Belgium and the southern provinces of the Netherlands are celebrating 75 years of Liberation. In Dutch Limburg, there have been events in several towns and cities celebrating on the exact day they were liberated with parades, concerts and more.

Photo taken by Joe Thomissen found on Flickr.com with license CC BY-ND 2.0

Geschiedenis

On May 10th, 1940, despite staying neutral in the war, the Netherlands was invaded by Nazi Germany. After five days of heavy fighting and bombing, the Netherlands surrendered or capituleerde and the royal family fled to England and Canada for safety. The first year of bezetting or occupation was mild (compared to the latter). As Germany needed more money and resources from the occupied countries, the invaders grew more brutal leading up to the last year of occupation which was perhaps the bloodiest and harshest.

The hardships of the Nazi Invasion are difficult to put into words. Men were required to work in the Germany factories throughout the country facing hard conditions and possible bombing by the Allies. There were a few work camps established in the Netherlands, mostly as transit camps, including Westerbork, Kamp Vugt, and Kamp Amersfoort. It is estimated that about 70% of the Jewish population was killed. When Allied forces were closing in on the Netherlands, some Nazi soldiers saw this as a moment to flee while others as a moment to do even more harm. The Dutch resistance fought long and hard throughout the entire occupation despite the brutal reprisals from the Nazi soldiers.
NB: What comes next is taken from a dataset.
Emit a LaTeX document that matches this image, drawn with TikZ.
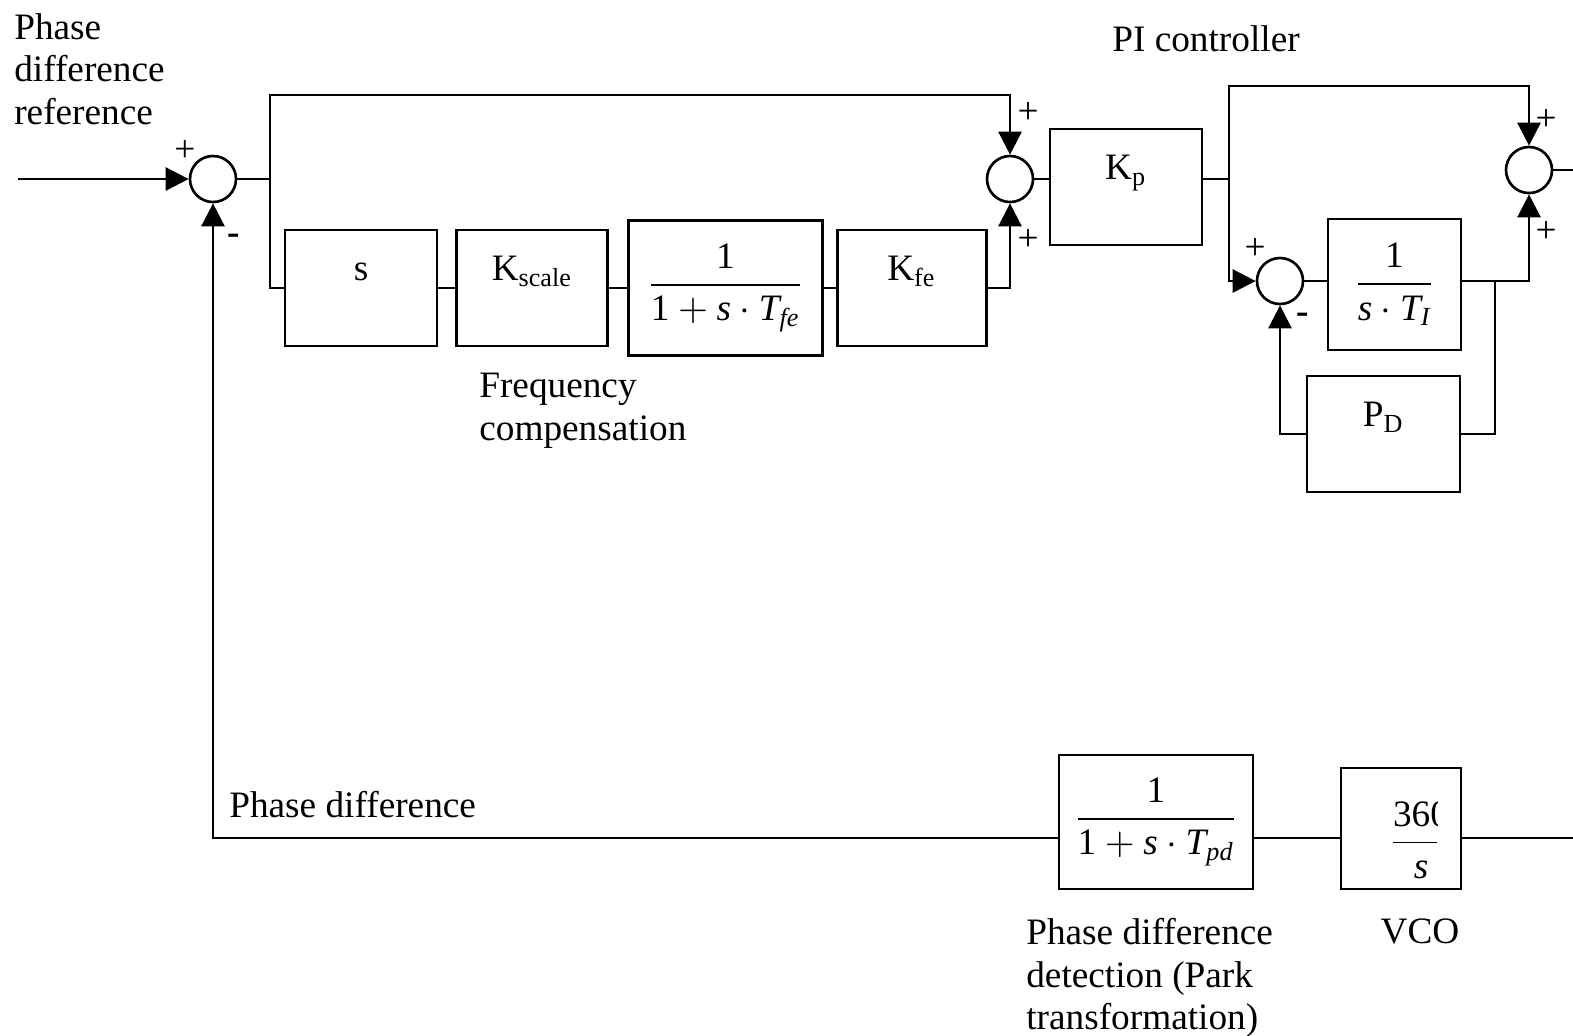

On September 12, 1944, Allied forces reached the village Mesch in Limburg and two days later Maastricht, the capital of the province. The goal of the allies was to take control of both the river Meuse or Maas and the Rhine or Rijn. By September 17, forces were in the Arnhem and liberation seemed to be a sure thing. Unfortunately, the Allies were unsuccessful in their mission and had to retreat. The months that followed are known as the hongerwinter following the blockage of food and supplies by Nazi forces. On February 1945, Allied forces were finally able to defeat German forces, cross the Rhine River and head to Germany to end the war. Canadian forces stayed behind to liberate the rest of the country, and on May 5th, 1945, the Netherlands was fully liberated. The video below explains a bit of the history I mention above.

Limburg’s Liberation

Although Limburg was liberated almost a year before the rest of the country, the hongerwinter still hit the province hard. The liberation of the southern provinces, however, was a glimmer of hope that the end of the war was soon to come.

personal photograph

This year marks the 75th anniversary of the Liberation and the province is celebrating big. Since 2006, the regional orchestra, philharmonie zuidnederland together with the American Cemetery in Margraten and other partners, organize a concert to thank the thousands of soldiers who sacrificed their lives. During this year’s ceremony, a flame of hope was brought by a group of athletes who walked from Caen in Normandy to Margraten, following the steps of the thousands of soldiers who marched across France, Belgium and the Netherlands. The U.S. Ambassador to the Netherlands, Pete Hoekstra, gave a moving speech centered on the idea all American soldiers had at the time: I just want to make it home. Although many of these young soldiers didn’t make it, the people of Limburg have provided them a home in the American Cemetery in Margraten where they are welcome and taken care of.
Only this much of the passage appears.